Sony AI introduced Sophy to the world in 2022, publishing a paper in the journal Nature explaining how the company trained the AI to be able to beat the very best human GT players in the world. In late February of this year, a time-limited feature added a series of four-versus-one matches against Sophy set to different difficulty levels, as well as a match where the AI is completely unleashed—and almost completely unbeatable, at least to us mortal players.
“One of the challenges that really sticks out was trying to find a good balance between having the Sophy car be respectful of opponents around it—so have good sportsmanship—but at the same time being competitive in a race and making sure that it tries to take advantage of positions,” explained Kaushik Subramanian, senior research scientist at Sony AI.
“Finding that gap is the fine line,” Subramanian told Ars. “Because you don’t want to be overly aggressive. You might be trying to be overly aggressive to gain that position but at the cost of very poor racing etiquette. And our team has gone back and forth trying to find a way to walk that line because (a) that line is not clearly defined, and (b) people have different interpretations of that line. I might look at a race and say this was like this, but [Polyphony Digital, the game developer] or somebody else might have different interpretations.”
It’s not quite as simple as just replacing the old in-game AI with instances of Sophy, however; you’ll only be able to race Sophy in the Quick Race mode (née Arcade mode).

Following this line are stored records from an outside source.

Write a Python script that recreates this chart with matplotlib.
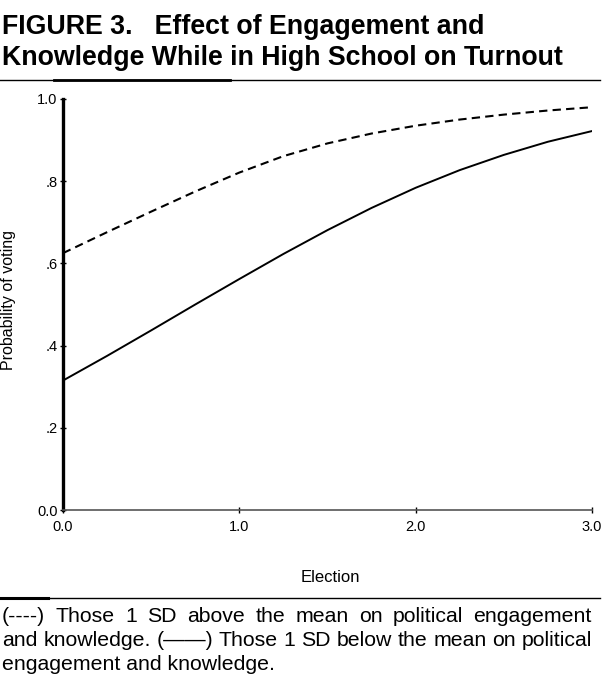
import numpy as np
import matplotlib
matplotlib.use("Agg")
from matplotlib import pyplot as plt
from matplotlib.lines import Line2D

election = [0.0, 0.25, 0.5, 0.75, 1.0, 1.25, 1.5, 1.75, 2.0, 2.25, 2.5, 2.75, 3.0]
above_sd = [0.625, 0.676, 0.726, 0.775, 0.821, 0.861, 0.892, 0.916, 0.935, 0.950, 0.962, 0.972, 0.980]
below_sd = [0.315, 0.375, 0.437, 0.5, 0.562, 0.623, 0.681, 0.735, 0.784, 0.827, 0.864, 0.896, 0.922]

y_ticks = [0.0, 0.2, 0.4, 0.6, 0.8, 1.0]
y_ticklabels = ["0.0", ".2", ".4", ".6", ".8", "1.0"]
x_ticks = [0.0, 1.0, 2.0, 3.0]
x_ticklabels = ["0.0", "1.0", "2.0", "3.0"]

title_lines = ["FIGURE 3.   Effect of Engagement and",
               "Knowledge While in High School on Turnout"]
caption_lines = ["(----) Those 1 SD above the mean on political engagement",
                 "and knowledge. (\u2014\u2014) Those 1 SD below the mean on political",
                 "engagement and knowledge."]

plt.rcParams['font.family'] = ['Liberation Sans', 'DejaVu Sans']

W, H = 603, 683
fig = plt.figure(figsize=(W/100, H/100), dpi=100)
ax = fig.add_axes([63/W, 1-510/H, (592-63)/W, (510-99)/H])

ax.plot(election, above_sd, color='black', lw=1.5, linestyle=(0, (4, 2.5)))
ax.plot(election, below_sd, color='black', lw=1.4)

ax.set_xlim(0, 3)
ax.set_ylim(0, 1)
ax.set_xticks(x_ticks)
ax.set_xticklabels(x_ticklabels)
ax.set_yticks(y_ticks)
ax.set_yticklabels(y_ticklabels)
ax.tick_params(axis='both', direction='inout', length=4, width=1, labelsize=10.5, pad=2)
ax.tick_params(axis='x', pad=5)
for s in ['top', 'right']:
    ax.spines[s].set_visible(False)
ax.spines['left'].set_linewidth(2.4)
ax.spines['bottom'].set_linewidth(1.2)
ax.spines['bottom'].set_color('#555555')

fig.text(330/W, 1-577/H, "Election", ha='center', va='center', fontsize=12)
fig.text(9/W, 1-300/H, "Probability of voting", ha='center', va='center',
         rotation=90, fontsize=11.5)

# header
fig.text(2/W, 1-27/H, title_lines[0], ha='left', va='center', fontsize=19.3, fontweight='bold')
fig.text(2/W, 1-58/H, title_lines[1], ha='left', va='center', fontsize=19.3, fontweight='bold')
fig.add_artist(Line2D([0, 600/W], [1-80/H, 1-80/H], color='black', lw=1))
fig.add_artist(Line2D([54/W, 230/W], [1-80/H, 1-80/H], color='black', lw=2))

# footnote rule
fig.add_artist(Line2D([0, 600/W], [1-598/H, 1-598/H], color='black', lw=1))
fig.add_artist(Line2D([0, 48/W], [1-598/H, 1-598/H], color='black', lw=2.2))

# justified caption
fig.canvas.draw()
renderer = fig.canvas.get_renderer()
x0, x1 = 2, 592
ys = [617, 641, 665]
fs = 15.3
for i, line in enumerate(caption_lines):
    words = line.split(' ')
    if i == len(caption_lines) - 1:
        fig.text(x0/W, 1-ys[i]/H, line, ha='left', va='center', fontsize=fs)
        continue
    arts = [fig.text(0, 1-ys[i]/H, w, ha='left', va='center', fontsize=fs) for w in words]
    widths = [a.get_window_extent(renderer).width for a in arts]
    gap = (x1 - x0 - sum(widths)) / (len(words) - 1)
    x = x0
    for a, w in zip(arts, widths):
        a.set_x(x/W)
        x += w + gap

fig.savefig("out.png", dpi=100)
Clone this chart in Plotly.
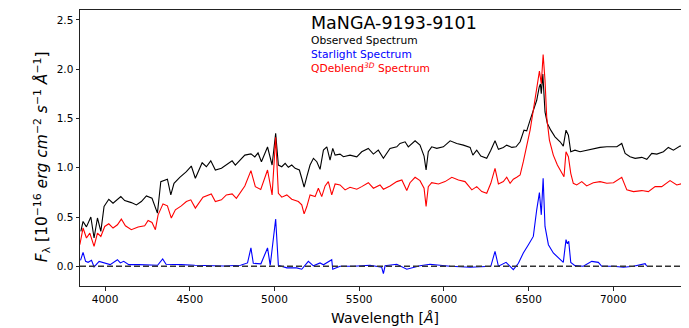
import plotly.graph_objects as go

# ---------------- data ----------------
wl_obs = [3857, 3870, 3890, 3916, 3935, 3955, 3975, 3994, 4022, 4047, 4093, 4116, 4155, 4185,
          4214, 4244, 4277, 4309, 4329, 4368, 4388, 4407, 4441, 4480, 4509, 4533, 4573, 4598,
          4624, 4651, 4687, 4750, 4769, 4825, 4861, 4884, 4903, 4923, 4959, 4986, 5007, 5023,
          5043, 5063, 5082, 5102, 5122, 5147, 5161, 5175, 5191, 5210, 5230, 5250, 5269, 5289,
          5309, 5328, 5344, 5358, 5387, 5407, 5446, 5486, 5515, 5554, 5584, 5613, 5643, 5682,
          5722, 5741, 5771, 5790, 5830, 5859, 5883, 5895, 5908, 5928, 5958, 5997, 6037, 6076,
          6115, 6155, 6171, 6194, 6218, 6253, 6277, 6302, 6322, 6351, 6371, 6401, 6426, 6450,
          6473, 6489, 6509, 6528, 6548, 6563, 6570, 6575, 6584, 6597, 6611, 6631, 6656, 6686,
          6705, 6721, 6735, 6749, 6774, 6804, 6843, 6882, 6922, 6962, 7021, 7050, 7070, 7099,
          7129, 7168, 7198, 7227, 7257, 7296, 7325, 7355, 7394, 7443]
flux_obs = [0.354, 0.455, 0.400, 0.500, 0.287, 0.490, 0.354, 0.606, 0.680, 0.640, 0.707, 0.667, 0.646, 0.623,
            0.657, 0.714, 0.690, 0.539, 0.859, 0.883, 0.724, 0.842, 0.903, 0.960, 1.017, 0.893, 1.050, 1.010,
            1.070, 0.977, 0.994, 1.070, 1.027, 1.128, 1.140, 1.110, 1.150, 1.060, 1.210, 1.027, 1.350, 1.027,
            1.010, 1.044, 1.004, 1.027, 0.994, 0.977, 0.893, 0.802, 0.909, 1.027, 1.095, 1.061, 0.984, 1.179,
            1.212, 1.078, 1.196, 1.128, 1.138, 1.111, 1.128, 1.111, 1.162, 1.196, 1.138, 1.178, 1.095, 1.196,
            1.212, 1.246, 1.263, 1.212, 1.273, 1.229, 1.118, 0.977, 1.162, 1.212, 1.196, 1.212, 1.273, 1.246,
            1.229, 1.206, 1.128, 1.178, 1.118, 1.095, 1.178, 1.273, 1.186, 1.206, 1.229, 1.206, 1.212, 1.263,
            1.381, 1.374, 1.482, 1.583, 1.684, 1.820, 1.850, 1.751, 1.950, 1.566, 1.448, 1.381, 1.313, 1.263,
            1.219, 1.381, 1.330, 1.162, 1.178, 1.162, 1.178, 1.196, 1.206, 1.212, 1.212, 1.246, 1.145, 1.111,
            1.095, 1.105, 1.085, 1.145, 1.138, 1.162, 1.206, 1.178, 1.219, 1.229]

wl_qd = [3851, 3870, 3890, 3910, 3935, 3955, 3975, 3998, 4022, 4047, 4073, 4096, 4120, 4155,
         4195, 4234, 4254, 4277, 4297, 4313, 4342, 4368, 4391, 4415, 4450, 4480, 4506, 4533,
         4578, 4627, 4651, 4687, 4716, 4750, 4775, 4825, 4861, 4887, 4919, 4959, 4986, 5007,
         5023, 5043, 5073, 5102, 5141, 5161, 5175, 5191, 5210, 5240, 5259, 5279, 5299, 5318,
         5338, 5358, 5387, 5417, 5446, 5486, 5515, 5554, 5584, 5623, 5643, 5682, 5722, 5752,
         5781, 5800, 5830, 5859, 5883, 5895, 5908, 5928, 5968, 6007, 6047, 6086, 6125, 6165,
         6194, 6224, 6253, 6277, 6302, 6322, 6351, 6371, 6391, 6410, 6430, 6450, 6469, 6489,
         6509, 6528, 6548, 6564, 6575, 6586, 6597, 6607, 6623, 6646, 6670, 6696, 6709, 6721,
         6735, 6749, 6764, 6784, 6814, 6843, 6882, 6922, 6962, 7001, 7050, 7080, 7119, 7168,
         7207, 7247, 7286, 7335, 7375, 7414, 7443]
flux_qd = [0.219, 0.388, 0.287, 0.337, 0.202, 0.337, 0.303, 0.404, 0.431, 0.388, 0.421, 0.479, 0.411, 0.371,
           0.398, 0.411, 0.465, 0.444, 0.371, 0.522, 0.633, 0.613, 0.489, 0.573, 0.613, 0.657, 0.674, 0.590,
           0.700, 0.734, 0.657, 0.674, 0.724, 0.734, 0.690, 0.815, 0.970, 0.808, 0.780, 0.977, 0.724, 1.310,
           0.741, 0.701, 0.724, 0.681, 0.657, 0.623, 0.532, 0.606, 0.724, 0.707, 0.792, 0.707, 0.815, 0.859,
           0.724, 0.835, 0.825, 0.775, 0.802, 0.782, 0.808, 0.848, 0.792, 0.825, 0.782, 0.815, 0.859, 0.876,
           0.768, 0.848, 0.903, 0.869, 0.792, 0.606, 0.808, 0.848, 0.835, 0.859, 0.903, 0.876, 0.859, 0.775,
           0.808, 0.758, 0.741, 0.842, 0.994, 0.835, 0.859, 0.903, 0.842, 0.883, 0.903, 0.926, 1.061, 1.212,
           1.381, 1.583, 1.818, 1.980, 1.852, 2.149, 1.886, 1.515, 1.280, 1.128, 1.027, 0.943, 0.909, 1.162,
           1.111, 0.943, 0.842, 0.825, 0.859, 0.815, 0.848, 0.859, 0.842, 0.848, 0.903, 0.775, 0.758, 0.768,
           0.758, 0.808, 0.808, 0.869, 0.825, 0.842, 0.859]

wl_sl = [3855, 3870, 3885, 3900, 3920, 3935, 3965, 3998, 4030, 4073, 4090, 4110, 4140, 4200,
         4310, 4340, 4360, 4450, 4530, 4700, 4800, 4841, 4861, 4875, 4920, 4959, 4975, 5007,
         5023, 5073, 5131, 5161, 5200, 5230, 5269, 5289, 5338, 5344, 5387, 5466, 5564, 5633,
         5643, 5653, 5722, 5781, 5859, 5918, 6037, 6155, 6218, 6253, 6277, 6302, 6322, 6367,
         6391, 6410, 6440, 6469, 6499, 6528, 6548, 6564, 6575, 6586, 6597, 6617, 6646, 6676,
         6705, 6721, 6729, 6737, 6749, 6774, 6823, 6873, 6912, 6932, 7001, 7060, 7119, 7188,
         7198]
flux_sl = [0.060, 0.141, 0.050, 0.040, 0.060, -0.006, 0.050, 0.034, 0.017, 0.067, 0.034, 0.050, 0.017, 0.017,
           0.010, 0.074, 0.020, 0.017, 0.010, 0.003, 0.010, 0.034, 0.186, 0.030, 0.025, 0.186, 0.010, 0.480,
           0.010, -0.016, -0.016, -0.030, 0.050, 0.005, 0.034, 0.015, 0.067, -0.030, 0.000, 0.000, 0.010, -0.010,
           -0.074, 0.005, 0.020, -0.030, 0.005, 0.020, 0.000, -0.010, -0.005, 0.000, 0.000, 0.152, 0.000, 0.040,
           0.000, -0.034, 0.030, 0.135, 0.219, 0.303, 0.573, 0.747, 0.522, 0.893, 0.404, 0.219, 0.135, 0.084,
           0.040, 0.270, 0.229, 0.253, 0.040, 0.007, 0.000, 0.050, 0.040, 0.000, 0.000, -0.010, 0.000, 0.027,
           0.000]

x_ticks = [4000, 4500, 5000, 5500, 6000, 6500, 7000]
y_ticks = [0.0, 0.5, 1.0, 1.5, 2.0, 2.5]
x_range = [3852, 7447]
y_range = [-0.2, 2.6]

title_text = "MaNGA-9193-9101"
legend_lines = [("Observed Spectrum", "#000000"),
                ("Starlight Spectrum", "#0000ff"),
                ("QDeblend<sup><i>3D</i></sup> Spectrum", "#ff0000")]

FONT = "DejaVu Sans"

fig = go.Figure()
fig.add_trace(go.Scatter(x=wl_obs, y=flux_obs, mode="lines",
                         line=dict(color="#000000", width=1.1), showlegend=False))
fig.add_trace(go.Scatter(x=wl_qd, y=flux_qd, mode="lines",
                         line=dict(color="#ff0000", width=1.1), showlegend=False))
fig.add_trace(go.Scatter(x=wl_sl, y=flux_sl, mode="lines",
                         line=dict(color="#0000ff", width=1.1), showlegend=False))
# zero reference line
fig.add_trace(go.Scatter(x=x_range, y=[0, 0], mode="lines",
                         line=dict(color="#333333", width=1.5, dash="6px,3px"), showlegend=False))

annotations = [dict(text=title_text, xref="paper", yref="paper", x=0.3765, y=0.952,
                    xanchor="left", yanchor="middle", showarrow=False,
                    font=dict(family=FONT, size=17.5, color="#000000"))]
ys = [0.891, 0.837, 0.789]
for (txt, col), yy in zip(legend_lines, ys):
    annotations.append(dict(text=txt, xref="paper", yref="paper", x=0.3765, y=yy,
                            xanchor="left", yanchor="middle", showarrow=False,
                            font=dict(family=FONT, size=10.7, color=col)))
# axis titles
annotations.append(dict(text="Wavelength [<i>Å</i>]", xref="paper", yref="paper",
                        x=0.5, y=-0.116, xanchor="center", yanchor="middle", showarrow=False,
                        font=dict(family=FONT, size=14, color="#000000")))
annotations.append(dict(text="<i>F</i><sub>λ</sub> [10<sup>−16</sup> <i>erg cm</i><sup>−2</sup> "
                             "<i>s</i><sup>−1</sup> <i>Å</i><sup>−1</sup>]",
                        xref="paper", yref="paper", x=-0.0624, y=0.47, textangle=-90,
                        xanchor="center", yanchor="middle", showarrow=False,
                        font=dict(family=FONT, size=15.5, color="#000000")))

# The page body has an 8px margin, so the figure is sized/offset to compensate.
fig.update_layout(
    width=681, height=318,
    margin=dict(l=72, r=0, t=2, b=40),
    paper_bgcolor="white", plot_bgcolor="white",
    font=dict(family=FONT, color="#000000"),
    annotations=annotations,
    xaxis=dict(range=x_range, tickvals=x_ticks, ticks="outside", ticklen=3.5, tickwidth=1,
               tickcolor="#222222", showline=True, linecolor="#222222", linewidth=1, mirror=True,
               showgrid=False, zeroline=False, tickfont=dict(family=FONT, size=10.5, color="#000000")),
    yaxis=dict(range=y_range, tickvals=y_ticks, tickformat=".1f", ticks="outside", ticklen=3.5,
               tickwidth=1, tickcolor="#222222", showline=True, linecolor="#222222", linewidth=1,
               mirror=False, showgrid=False, zeroline=False,
               tickfont=dict(family=FONT, size=10.5, color="#000000")),
)

fig.write_html("out.html")
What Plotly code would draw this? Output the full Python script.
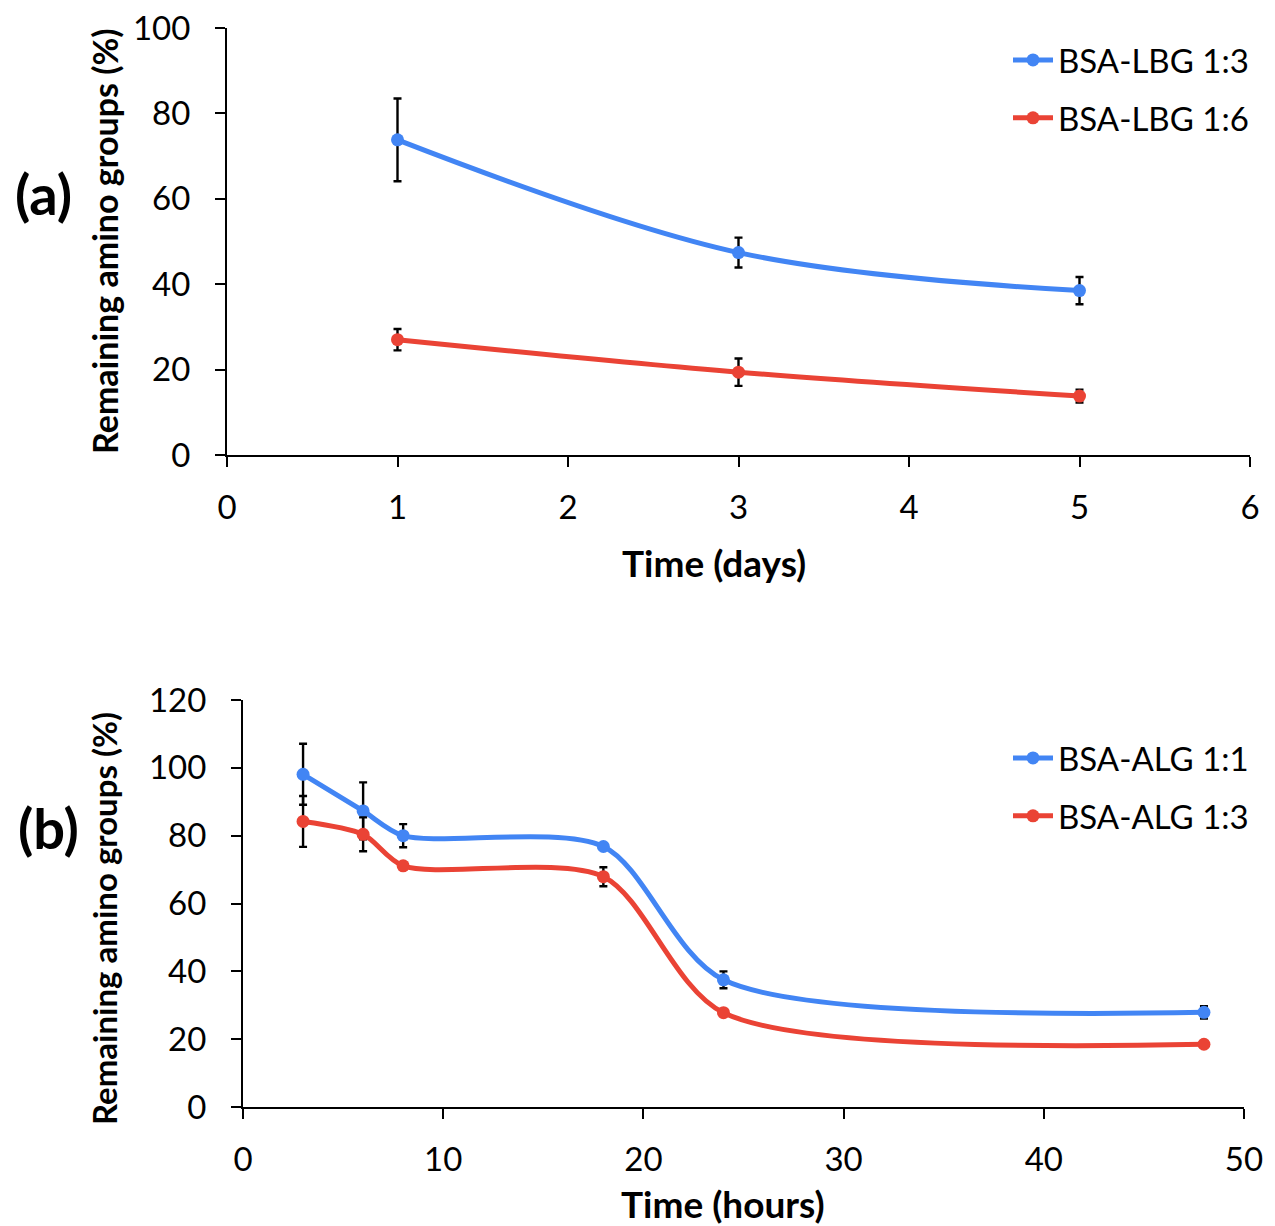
import plotly.graph_objects as go

# Panel (a)
days = [1, 3, 5]
lbg13 = [73.8, 47.4, 38.5]
lbg13_err = [9.7, 3.5, 3.2]
lbg16 = [27.0, 19.4, 13.8]
lbg16_err = [2.5, 3.2, 1.5]

# Panel (b)
hours = [3, 6, 8, 18, 24, 48]
alg11 = [98.1, 87.3, 80.0, 76.8, 37.5, 27.9]
alg11_err = [9.0, 8.4, 3.4, 1.0, 2.5, 1.8]
alg13 = [84.2, 80.4, 71.1, 67.9, 27.8, 18.5]
alg13_err = [7.5, 5.0, 1.0, 2.8, 0.5, 0.5]

BLUE = "#4285F4"
RED = "#EA4335"
FONT = "Lato, 'Open Sans', sans-serif"

fig = go.Figure()

def add(x, y, e, name, color, xa, ya, legend, smooth):
    fig.add_trace(go.Scatter(
        x=x, y=y, name=name, mode="lines+markers", legendgroup=name,
        line=dict(color=color, width=5, shape="spline", smoothing=smooth),
        marker=dict(color=color, size=13),
        error_y=dict(type="data", array=e, visible=True, color="black", thickness=2.4, width=4),
        xaxis=xa, yaxis=ya, legend=legend,
    ))

add(days, lbg13, lbg13_err, "BSA-LBG 1:3", BLUE, "x", "y", "legend", 1.0)
add(days, lbg16, lbg16_err, "BSA-LBG 1:6", RED, "x", "y", "legend", 1.0)
add(hours, alg11, alg11_err, "BSA-ALG 1:1", BLUE, "x2", "y2", "legend2", 0.8)
add(hours, alg13, alg13_err, "BSA-ALG 1:3", RED, "x2", "y2", "legend2", 0.8)

W, H = 1275, 1226
OFF = 8  # page offset of the figure


def px(x):
    return (x - OFF) / W


def py(y):
    return 1 - (y - OFF) / H


ax_common = dict(showline=True, linecolor="black", linewidth=2, ticks="outside",
                 tickcolor="black", ticklen=10, tickwidth=2, showgrid=False, zeroline=False,
                 automargin=False, ticklabeloverflow="allow",
                 tickfont=dict(size=33, color="black", family=FONT))
legend_font = dict(size=33, color="black", family=FONT)


def label(text, x, y, size, angle=0):
    return dict(text="<b>" + text + "</b>", x=px(x), y=py(y), xref="paper", yref="paper",
                showarrow=False, textangle=angle,
                font=dict(size=size, color="black", family=FONT),
                xanchor="center", yanchor="middle")


fig.update_layout(
    width=W, height=H, margin=dict(l=0, r=0, t=0, b=0, autoexpand=False),
    plot_bgcolor="white", paper_bgcolor="white",
    font=dict(family=FONT, color="black"),
    xaxis=dict(domain=[px(227), px(1250)], range=[0, 6], dtick=1, anchor="y", ticklabelstandoff=12,
               **ax_common),
    yaxis=dict(domain=[py(455), py(28)], range=[0, 100], dtick=20, anchor="x", ticklabelstandoff=18,
               **ax_common),
    xaxis2=dict(domain=[px(243), px(1244)], range=[0, 50], dtick=10, anchor="y2", ticklabelstandoff=12,
                **ax_common),
    yaxis2=dict(domain=[py(1107), py(700)], range=[0, 120], dtick=20, anchor="x2", ticklabelstandoff=18,
                **ax_common),
    legend=dict(x=px(1008), y=py(32), xanchor="left", yanchor="top",
                font=legend_font, bgcolor="rgba(0,0,0,0)",
                itemwidth=40, tracegroupgap=12),
    legend2=dict(x=px(1008), y=py(730), xanchor="left", yanchor="top",
                 font=legend_font, bgcolor="rgba(0,0,0,0)",
                 itemwidth=40, tracegroupgap=12),
    annotations=[
        label("(a)", 43, 194, 56),
        label("(b)", 48, 828, 56),
        label("Time (days)", 714, 562, 37),
        label("Time (hours)", 723, 1203, 37),
        label("Remaining amino groups (%)", 104, 241, 34, -90),
        label("Remaining amino groups (%)", 104, 918, 33, -90),
    ],
)

fig.write_html("out.html")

“The technology allows us to run 20 cars at the same time, so that’s a limitation,” said Peter Wurman, director at Sony AI. “In the past, we had a policy that [you] could drive one car or small set of cars, like in the race together last February. And that’s not scalable—like one car at a time across all the track combinations. So we’ve been working to make policies that can drive many, many cars.”
“The research goal is to get an agent to the point where it can completely replace the built-in AI and make the racing experience much more realistic and much more enjoyable for all players of all types. The current setup is mostly ‘chase the rabbit’ scenarios, and you have to go online and race humans to get a real racing situation, but that’s also its own complicated mess. If you could do that by yourself with the AI that’s in the game, it would be a lot more fun, I think,” Wurman told Ars.
The update also adds seven new cars (including the Lexus LFA, Mercedes-Benz 190E 2.5-16 Evo II, the latest Porsche 911 GT3 RS, and the Tesla Model 3), a new snow track with three layouts, some extra events to complete, including 50 new license tests, and four-player split-screen races (only on the PS5).